Il Giro del Centenario, seppure rivisti e corretti, ripropone i temi di sempre in fatto di doping. Perché tanta gente lungo le strade se tutti sanno che non c'è un ciclista che non sia ricorso ai fantasiosi mezzucci di cui oggi la chimica, la ricerca e la medicina dispongono per fregare i controlli?Come all'epoca bigotta della regina Vittoria, ognuno fa quelle cose, ma nessuno lo dice. C'è comunque un'altra verità a fianco di quella che vorrebbe descrivere i corridori come gente dedita solo a farsi le pere e imbottirsi di schifezze. Il ciclismo, ingiustamente, ha pagato il prezzo più alto di 'sputtanamento' mediatico fra le discipline popolari.
Chi è pronto a giurare che uno qualsiasi dei corridori che scorrazzano sulle strade d'Europa sia immune da tentazioni e tentativi è un ingenuo. Ma come mai dopo una carriera di vent'anni, fatte rare eccezioni, i lavoratori del pedale non evidenziano i danni fisici che ogni porcheria di solito comporta?
Come mai non assumono fattezze di larve umane, occhi spiritati, denti erosi e giallastri, ossa distorte dal vizio e faccia inespressiva?Prima di far passare l'idea che drogarsi non fa male, sarà il caso di discutere su quello che è droga. Il ciclismo da tempo è diventato terreno di caccia alle streghe.
Con la scusa di non permettere abusi, si è esagerato nella condanna di tutto quello che non fosse pasta al pomodoro e fettina cotta a bagnomaria. Ogni spezia è un attentato alla regolarità di una corsa. Prendersi un caffè è un atto di subdolo inganno, curarsi un raffreddore con i medicinali dei comuni mortali è il massimo della furbizia antisportiva, spalmarsi una pomata al cortisone sul mignolo ferito equivale a compiere la trasgressione più ignobile.
La domanda sorge spontanea: non sarà che l'elenco delle sostanze proibite e dei limiti alle quantità assunte siano diventati ossessivi?
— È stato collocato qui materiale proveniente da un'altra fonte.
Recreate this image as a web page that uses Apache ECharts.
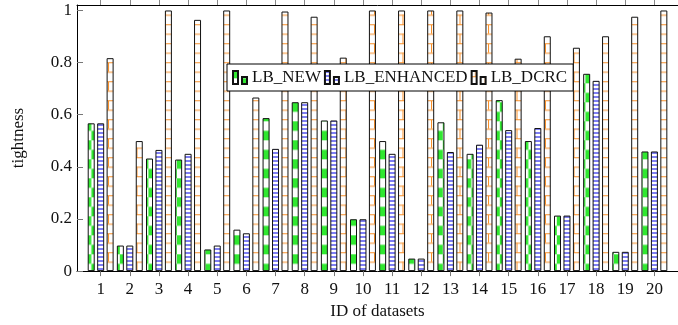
<!DOCTYPE html>
<html>
<head>
<meta charset="utf-8">
<script src="https://cdn.jsdelivr.net/npm/echarts@6/dist/echarts.min.js"></script>
<style>html,body{margin:0;padding:0;background:#fff}#c{width:678px;height:325px}</style>
</head>
<body>
<div id="c"></div>
<script>
const ids = [1,2,3,4,5,6,7,8,9,10,11,12,13,14,15,16,17,18,19,20];
const lbNew = [0.567,0.098,0.432,0.428,0.083,0.159,0.587,0.648,0.578,0.199,0.499,0.048,0.571,0.450,0.656,0.499,0.213,0.757,0.074,0.459];
const lbEnhanced = [0.567,0.098,0.465,0.450,0.098,0.145,0.469,0.648,0.578,0.199,0.450,0.048,0.457,0.485,0.541,0.549,0.213,0.730,0.074,0.459];
const lbDcrc = [0.817,0.499,1.0,0.964,1.0,0.666,0.996,0.976,0.819,1.0,1.0,1.0,1.0,0.992,0.815,0.901,0.857,0.901,0.976,1.0];
const yTicks = [0,0.2,0.4,0.6,0.8,1];
const seriesNames = ['LB_NEW','LB_ENHANCED','LB_DCRC'];

function makeCanvas(w, h, draw) {
  const c = document.createElement('canvas');
  c.width = w; c.height = h;
  const ctx = c.getContext('2d');
  ctx.fillStyle = '#fff'; ctx.fillRect(0, 0, w, h);
  draw(ctx);
  return c;
}
const greenImg = makeCanvas(19, 19, ctx => {
  ctx.fillStyle = '#30e830';
  ctx.fillRect(0, 0, 9.5, 9.5);
  ctx.fillRect(9.5, 9.5, 9.5, 9.5);
});
const blueImg = makeCanvas(4, 4, ctx => {
  ctx.fillStyle = '#7e7ef2';
  ctx.fillRect(0, 0, 4, 2);
});
const orangeImg = makeCanvas(19, 19, ctx => {
  ctx.strokeStyle = '#f8902a';
  ctx.lineWidth = 1;
  ctx.beginPath();
  ctx.moveTo(0, 0.5); ctx.lineTo(19, 0.5);
  ctx.moveTo(0, 10); ctx.lineTo(19, 10);
  ctx.moveTo(0.5, 0); ctx.lineTo(0.5, 9.5);
  ctx.moveTo(10, 9.5); ctx.lineTo(10, 19);
  ctx.stroke();
});
const patterns = [
  {image: greenImg, repeat: 'repeat', x: 5.8, y: 7.3},
  {image: blueImg, repeat: 'repeat', x: 0, y: 0},
  {image: orangeImg, repeat: 'repeat', x: 13, y: 5.2}
];
const valuesList = [lbNew, lbEnhanced, lbDcrc];
const font = 'Liberation Serif';

const chart = echarts.init(document.getElementById('c'), null, {renderer: 'canvas'});
chart.setOption({
  animation: false,
  backgroundColor: '#fff',
  textStyle: {fontFamily: font, color: '#000'},
  grid: {left: 77, right: -9, top: 5, bottom: 53},
  legend: {
    left: 227, top: 64,
    orient: 'horizontal',
    backgroundColor: '#fff',
    borderColor: '#000', borderWidth: 1,
    padding: [5, 6, 5, 5],
    itemGap: 3,
    itemWidth: 14, itemHeight: 13,
    icon: 'path://M0,0H5V13H0Z M9,6H14V13H9Z',
    textStyle: {fontFamily: font, fontSize: 17, color: '#111', padding: [2, 0, 0, 0]},
    data: seriesNames
  },
  xAxis: [{
    type: 'value', position: 'bottom',
    min: 0.188, max: 20.81,
    name: 'ID of datasets', nameLocation: 'middle', nameGap: 31,
    nameTextStyle: {fontFamily: font, fontSize: 17, color: '#111'},
    axisLine: {show: true, lineStyle: {color: '#000', width: 1}},
    axisTick: {show: true, inside: false, length: 5, customValues: ids, lineStyle: {color: '#777'}},
    axisLabel: {show: true, customValues: ids, margin: 10, fontFamily: font, fontSize: 17, color: '#111'},
    splitLine: {show: false}
  }, {
    type: 'value', position: 'top',
    min: 0.188, max: 20.81,
    axisLine: {show: true, lineStyle: {color: '#000', width: 1}},
    axisTick: {show: true, inside: false, length: 5, customValues: ids, lineStyle: {color: '#888'}},
    axisLabel: {show: false},
    splitLine: {show: false}
  }],
  yAxis: {
    type: 'value', min: 0, max: 1.021,
    name: 'tightness', nameLocation: 'middle', nameGap: 50,
    nameTextStyle: {fontFamily: font, fontSize: 17, color: '#111'},
    axisLine: {show: true, lineStyle: {color: '#000', width: 1}},
    axisTick: {show: true, inside: true, length: 6, customValues: yTicks, lineStyle: {color: '#777'}},
    axisLabel: {show: true, customValues: yTicks, margin: 5, fontFamily: font, fontSize: 17, color: '#111',
      formatter: v => String(+(+v).toFixed(1))},
    splitLine: {show: false}
  },
  series: seriesNames.map((name, i) => ({
    name: name,
    type: 'bar',
    xAxisIndex: 0,
    barWidth: 7,
    barGap: '35%',
    itemStyle: {color: patterns[i], borderColor: '#111', borderWidth: 1},
    data: ids.map((id, k) => [id, valuesList[i][k]])
  }))
});
</script>
</body>
</html>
Il sistema adottato dagli organismi internazionali somiglia sempre più a quello assunto, illo tempore, dalla Santa Inquisizione; basta il desiderio di un tè ai pasticcini per beccarsi un ergastolo.Il pericolo è proprio quello cui si accennava sopra: fra i giovani e fra gli amatori può passare il messaggio che assumere sostanze illecite non crea problemi fisici. Sia chiaro: il ricorso ad anabolizzanti, all'ossigenazione forzata del sangue o, peggio ancora, alla cocaina, deve comportare la squalifica a vita dei trasgressori, ma le assunzioni di sostanze di quotidiano uso, per quanto stimolanti, non possono e non devono essere demonizzate come droghe, restituendo credibilità a sportivi e discipline.